## [Information shown]
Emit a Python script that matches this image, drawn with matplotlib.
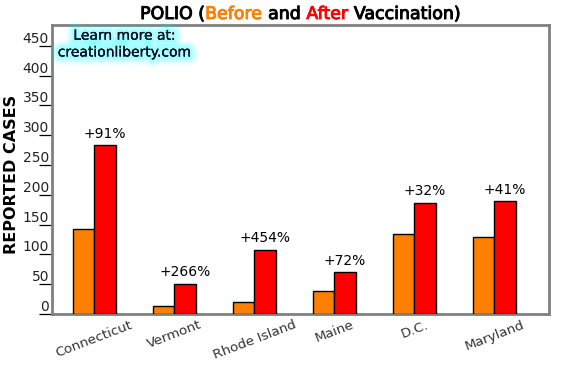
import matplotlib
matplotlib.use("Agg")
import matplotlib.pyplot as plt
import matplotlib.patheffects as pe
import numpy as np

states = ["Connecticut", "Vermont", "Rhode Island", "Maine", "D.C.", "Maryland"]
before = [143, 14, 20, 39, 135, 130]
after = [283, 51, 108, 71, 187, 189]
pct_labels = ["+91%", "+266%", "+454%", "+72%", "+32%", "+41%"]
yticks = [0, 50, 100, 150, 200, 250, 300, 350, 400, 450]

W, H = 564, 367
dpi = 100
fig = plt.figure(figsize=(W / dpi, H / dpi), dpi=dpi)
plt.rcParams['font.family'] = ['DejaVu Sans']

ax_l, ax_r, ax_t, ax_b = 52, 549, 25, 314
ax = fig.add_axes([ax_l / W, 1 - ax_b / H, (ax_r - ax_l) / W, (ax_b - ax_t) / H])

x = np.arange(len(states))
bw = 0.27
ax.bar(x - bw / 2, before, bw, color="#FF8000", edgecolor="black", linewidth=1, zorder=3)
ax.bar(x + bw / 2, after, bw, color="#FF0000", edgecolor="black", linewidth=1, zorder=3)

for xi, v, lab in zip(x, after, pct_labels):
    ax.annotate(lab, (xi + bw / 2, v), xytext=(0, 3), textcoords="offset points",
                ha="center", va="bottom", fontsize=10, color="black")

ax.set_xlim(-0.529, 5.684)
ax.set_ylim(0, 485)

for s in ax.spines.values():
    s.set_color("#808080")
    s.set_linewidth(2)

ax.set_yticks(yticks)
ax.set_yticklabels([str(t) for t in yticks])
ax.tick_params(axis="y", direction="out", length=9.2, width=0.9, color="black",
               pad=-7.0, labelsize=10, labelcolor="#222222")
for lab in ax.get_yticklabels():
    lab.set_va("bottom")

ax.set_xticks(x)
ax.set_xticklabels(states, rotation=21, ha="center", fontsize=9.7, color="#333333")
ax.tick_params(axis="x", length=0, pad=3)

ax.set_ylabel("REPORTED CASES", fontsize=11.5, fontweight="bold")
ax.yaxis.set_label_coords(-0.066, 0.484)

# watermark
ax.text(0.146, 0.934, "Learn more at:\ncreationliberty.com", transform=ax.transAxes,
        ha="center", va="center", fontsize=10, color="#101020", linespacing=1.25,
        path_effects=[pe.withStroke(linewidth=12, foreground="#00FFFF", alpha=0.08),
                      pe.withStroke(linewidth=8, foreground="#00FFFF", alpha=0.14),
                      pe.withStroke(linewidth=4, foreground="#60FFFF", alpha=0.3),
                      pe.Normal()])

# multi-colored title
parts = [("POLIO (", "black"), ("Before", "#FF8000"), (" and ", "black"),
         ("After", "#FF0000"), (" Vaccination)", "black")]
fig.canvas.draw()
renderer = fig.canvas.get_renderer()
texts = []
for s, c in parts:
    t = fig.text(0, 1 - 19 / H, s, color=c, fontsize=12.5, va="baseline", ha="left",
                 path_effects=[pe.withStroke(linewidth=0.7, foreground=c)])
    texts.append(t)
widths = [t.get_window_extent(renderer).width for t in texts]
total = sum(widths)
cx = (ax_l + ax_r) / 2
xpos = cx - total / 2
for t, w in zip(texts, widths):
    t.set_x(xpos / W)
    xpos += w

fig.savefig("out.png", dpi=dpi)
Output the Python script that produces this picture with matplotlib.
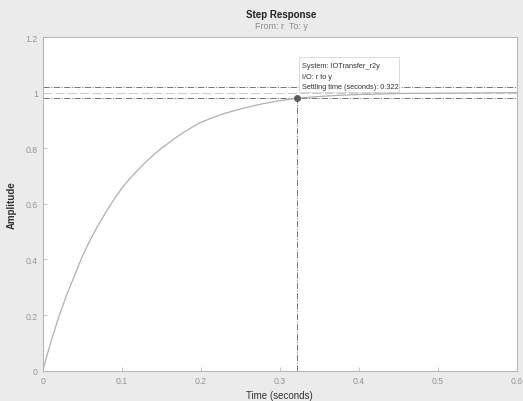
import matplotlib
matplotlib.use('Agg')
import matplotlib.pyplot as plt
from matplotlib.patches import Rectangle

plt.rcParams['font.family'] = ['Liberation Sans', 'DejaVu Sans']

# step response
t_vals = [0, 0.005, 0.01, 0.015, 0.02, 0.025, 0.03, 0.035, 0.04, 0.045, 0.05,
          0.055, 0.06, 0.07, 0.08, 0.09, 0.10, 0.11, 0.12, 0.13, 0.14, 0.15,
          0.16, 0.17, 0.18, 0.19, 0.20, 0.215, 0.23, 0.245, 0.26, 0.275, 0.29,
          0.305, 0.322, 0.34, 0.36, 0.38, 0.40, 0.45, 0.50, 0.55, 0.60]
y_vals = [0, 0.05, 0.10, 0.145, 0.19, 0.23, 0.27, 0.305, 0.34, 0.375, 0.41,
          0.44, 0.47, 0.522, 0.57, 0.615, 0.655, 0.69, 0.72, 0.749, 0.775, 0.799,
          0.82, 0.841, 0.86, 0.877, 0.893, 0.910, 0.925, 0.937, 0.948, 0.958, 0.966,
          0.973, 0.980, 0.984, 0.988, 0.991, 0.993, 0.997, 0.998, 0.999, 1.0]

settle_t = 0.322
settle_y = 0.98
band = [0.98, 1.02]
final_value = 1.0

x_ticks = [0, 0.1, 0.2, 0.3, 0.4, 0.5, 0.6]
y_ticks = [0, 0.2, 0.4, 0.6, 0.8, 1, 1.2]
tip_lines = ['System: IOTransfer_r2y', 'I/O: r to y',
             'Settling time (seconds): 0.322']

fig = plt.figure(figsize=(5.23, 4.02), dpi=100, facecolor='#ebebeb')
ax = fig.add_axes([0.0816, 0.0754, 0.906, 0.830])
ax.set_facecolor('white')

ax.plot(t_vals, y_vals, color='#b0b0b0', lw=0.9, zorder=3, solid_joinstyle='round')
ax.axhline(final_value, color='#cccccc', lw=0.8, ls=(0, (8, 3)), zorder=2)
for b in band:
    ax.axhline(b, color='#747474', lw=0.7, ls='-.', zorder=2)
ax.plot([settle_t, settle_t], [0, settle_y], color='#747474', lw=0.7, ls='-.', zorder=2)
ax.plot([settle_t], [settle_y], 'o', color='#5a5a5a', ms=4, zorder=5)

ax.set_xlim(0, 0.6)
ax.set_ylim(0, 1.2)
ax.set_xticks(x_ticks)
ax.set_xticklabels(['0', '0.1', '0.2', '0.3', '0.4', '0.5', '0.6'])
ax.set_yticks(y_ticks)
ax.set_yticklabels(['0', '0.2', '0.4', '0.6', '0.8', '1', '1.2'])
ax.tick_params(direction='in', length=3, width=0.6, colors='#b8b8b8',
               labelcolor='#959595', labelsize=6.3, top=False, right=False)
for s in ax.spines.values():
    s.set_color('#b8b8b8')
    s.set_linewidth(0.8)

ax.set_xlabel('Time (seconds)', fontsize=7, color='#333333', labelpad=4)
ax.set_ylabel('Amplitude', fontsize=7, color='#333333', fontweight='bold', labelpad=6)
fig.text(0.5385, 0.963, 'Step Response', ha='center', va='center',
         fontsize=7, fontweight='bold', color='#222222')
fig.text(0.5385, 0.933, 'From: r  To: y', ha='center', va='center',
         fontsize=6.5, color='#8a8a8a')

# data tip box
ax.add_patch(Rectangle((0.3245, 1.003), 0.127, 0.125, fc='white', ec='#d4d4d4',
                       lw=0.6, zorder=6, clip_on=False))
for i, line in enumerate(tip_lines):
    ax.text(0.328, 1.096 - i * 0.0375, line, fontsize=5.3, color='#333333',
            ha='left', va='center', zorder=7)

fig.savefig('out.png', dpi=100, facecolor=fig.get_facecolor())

## [Exercise directions]
Output an exact copy of the material, with the pictures removed.

## [The output]
Emit a Python script that matches this image, drawn with matplotlib.
import matplotlib
matplotlib.use("Agg")
import matplotlib.pyplot as plt
import matplotlib.patheffects as pe
import numpy as np

states = ["Connecticut", "Vermont", "Rhode Island", "Maine", "D.C.", "Maryland"]
before = [143, 14, 20, 39, 135, 130]
after = [283, 51, 108, 71, 187, 189]
pct_labels = ["+91%", "+266%", "+454%", "+72%", "+32%", "+41%"]
yticks = [0, 50, 100, 150, 200, 250, 300, 350, 400, 450]

W, H = 564, 367
dpi = 100
fig = plt.figure(figsize=(W / dpi, H / dpi), dpi=dpi)
plt.rcParams['font.family'] = ['DejaVu Sans']

ax_l, ax_r, ax_t, ax_b = 52, 549, 25, 314
ax = fig.add_axes([ax_l / W, 1 - ax_b / H, (ax_r - ax_l) / W, (ax_b - ax_t) / H])

x = np.arange(len(states))
bw = 0.27
ax.bar(x - bw / 2, before, bw, color="#FF8000", edgecolor="black", linewidth=1, zorder=3)
ax.bar(x + bw / 2, after, bw, color="#FF0000", edgecolor="black", linewidth=1, zorder=3)

for xi, v, lab in zip(x, after, pct_labels):
    ax.annotate(lab, (xi + bw / 2, v), xytext=(0, 3), textcoords="offset points",
                ha="center", va="bottom", fontsize=10, color="black")

ax.set_xlim(-0.529, 5.684)
ax.set_ylim(0, 485)

for s in ax.spines.values():
    s.set_color("#808080")
    s.set_linewidth(2)

ax.set_yticks(yticks)
ax.set_yticklabels([str(t) for t in yticks])
ax.tick_params(axis="y", direction="out", length=9.2, width=0.9, color="black",
               pad=-7.0, labelsize=10, labelcolor="#222222")
for lab in ax.get_yticklabels():
    lab.set_va("bottom")

ax.set_xticks(x)
ax.set_xticklabels(states, rotation=21, ha="center", fontsize=9.7, color="#333333")
ax.tick_params(axis="x", length=0, pad=3)

ax.set_ylabel("REPORTED CASES", fontsize=11.5, fontweight="bold")
ax.yaxis.set_label_coords(-0.066, 0.484)

# watermark
ax.text(0.146, 0.934, "Learn more at:\ncreationliberty.com", transform=ax.transAxes,
        ha="center", va="center", fontsize=10, color="#101020", linespacing=1.25,
        path_effects=[pe.withStroke(linewidth=12, foreground="#00FFFF", alpha=0.08),
                      pe.withStroke(linewidth=8, foreground="#00FFFF", alpha=0.14),
                      pe.withStroke(linewidth=4, foreground="#60FFFF", alpha=0.3),
                      pe.Normal()])

# multi-colored title
parts = [("POLIO (", "black"), ("Before", "#FF8000"), (" and ", "black"),
         ("After", "#FF0000"), (" Vaccination)", "black")]
fig.canvas.draw()
renderer = fig.canvas.get_renderer()
texts = []
for s, c in parts:
    t = fig.text(0, 1 - 19 / H, s, color=c, fontsize=12.5, va="baseline", ha="left",
                 path_effects=[pe.withStroke(linewidth=0.7, foreground=c)])
    texts.append(t)
widths = [t.get_window_extent(renderer).width for t in texts]
total = sum(widths)
cx = (ax_l + ax_r) / 2
xpos = cx - total / 2
for t, w in zip(texts, widths):
    t.set_x(xpos / W)
    xpos += w

fig.savefig("out.png", dpi=dpi)
Output the Python script that produces this picture with matplotlib.
import matplotlib
matplotlib.use('Agg')
import matplotlib.pyplot as plt
from matplotlib.patches import Rectangle

plt.rcParams['font.family'] = ['Liberation Sans', 'DejaVu Sans']

# step response
t_vals = [0, 0.005, 0.01, 0.015, 0.02, 0.025, 0.03, 0.035, 0.04, 0.045, 0.05,
          0.055, 0.06, 0.07, 0.08, 0.09, 0.10, 0.11, 0.12, 0.13, 0.14, 0.15,
          0.16, 0.17, 0.18, 0.19, 0.20, 0.215, 0.23, 0.245, 0.26, 0.275, 0.29,
          0.305, 0.322, 0.34, 0.36, 0.38, 0.40, 0.45, 0.50, 0.55, 0.60]
y_vals = [0, 0.05, 0.10, 0.145, 0.19, 0.23, 0.27, 0.305, 0.34, 0.375, 0.41,
          0.44, 0.47, 0.522, 0.57, 0.615, 0.655, 0.69, 0.72, 0.749, 0.775, 0.799,
          0.82, 0.841, 0.86, 0.877, 0.893, 0.910, 0.925, 0.937, 0.948, 0.958, 0.966,
          0.973, 0.980, 0.984, 0.988, 0.991, 0.993, 0.997, 0.998, 0.999, 1.0]

settle_t = 0.322
settle_y = 0.98
band = [0.98, 1.02]
final_value = 1.0

x_ticks = [0, 0.1, 0.2, 0.3, 0.4, 0.5, 0.6]
y_ticks = [0, 0.2, 0.4, 0.6, 0.8, 1, 1.2]
tip_lines = ['System: IOTransfer_r2y', 'I/O: r to y',
             'Settling time (seconds): 0.322']

fig = plt.figure(figsize=(5.23, 4.02), dpi=100, facecolor='#ebebeb')
ax = fig.add_axes([0.0816, 0.0754, 0.906, 0.830])
ax.set_facecolor('white')

ax.plot(t_vals, y_vals, color='#b0b0b0', lw=0.9, zorder=3, solid_joinstyle='round')
ax.axhline(final_value, color='#cccccc', lw=0.8, ls=(0, (8, 3)), zorder=2)
for b in band:
    ax.axhline(b, color='#747474', lw=0.7, ls='-.', zorder=2)
ax.plot([settle_t, settle_t], [0, settle_y], color='#747474', lw=0.7, ls='-.', zorder=2)
ax.plot([settle_t], [settle_y], 'o', color='#5a5a5a', ms=4, zorder=5)

ax.set_xlim(0, 0.6)
ax.set_ylim(0, 1.2)
ax.set_xticks(x_ticks)
ax.set_xticklabels(['0', '0.1', '0.2', '0.3', '0.4', '0.5', '0.6'])
ax.set_yticks(y_ticks)
ax.set_yticklabels(['0', '0.2', '0.4', '0.6', '0.8', '1', '1.2'])
ax.tick_params(direction='in', length=3, width=0.6, colors='#b8b8b8',
               labelcolor='#959595', labelsize=6.3, top=False, right=False)
for s in ax.spines.values():
    s.set_color('#b8b8b8')
    s.set_linewidth(0.8)

ax.set_xlabel('Time (seconds)', fontsize=7, color='#333333', labelpad=4)
ax.set_ylabel('Amplitude', fontsize=7, color='#333333', fontweight='bold', labelpad=6)
fig.text(0.5385, 0.963, 'Step Response', ha='center', va='center',
         fontsize=7, fontweight='bold', color='#222222')
fig.text(0.5385, 0.933, 'From: r  To: y', ha='center', va='center',
         fontsize=6.5, color='#8a8a8a')

# data tip box
ax.add_patch(Rectangle((0.3245, 1.003), 0.127, 0.125, fc='white', ec='#d4d4d4',
                       lw=0.6, zorder=6, clip_on=False))
for i, line in enumerate(tip_lines):
    ax.text(0.328, 1.096 - i * 0.0375, line, fontsize=5.3, color='#333333',
            ha='left', va='center', zorder=7)

fig.savefig('out.png', dpi=100, facecolor=fig.get_facecolor())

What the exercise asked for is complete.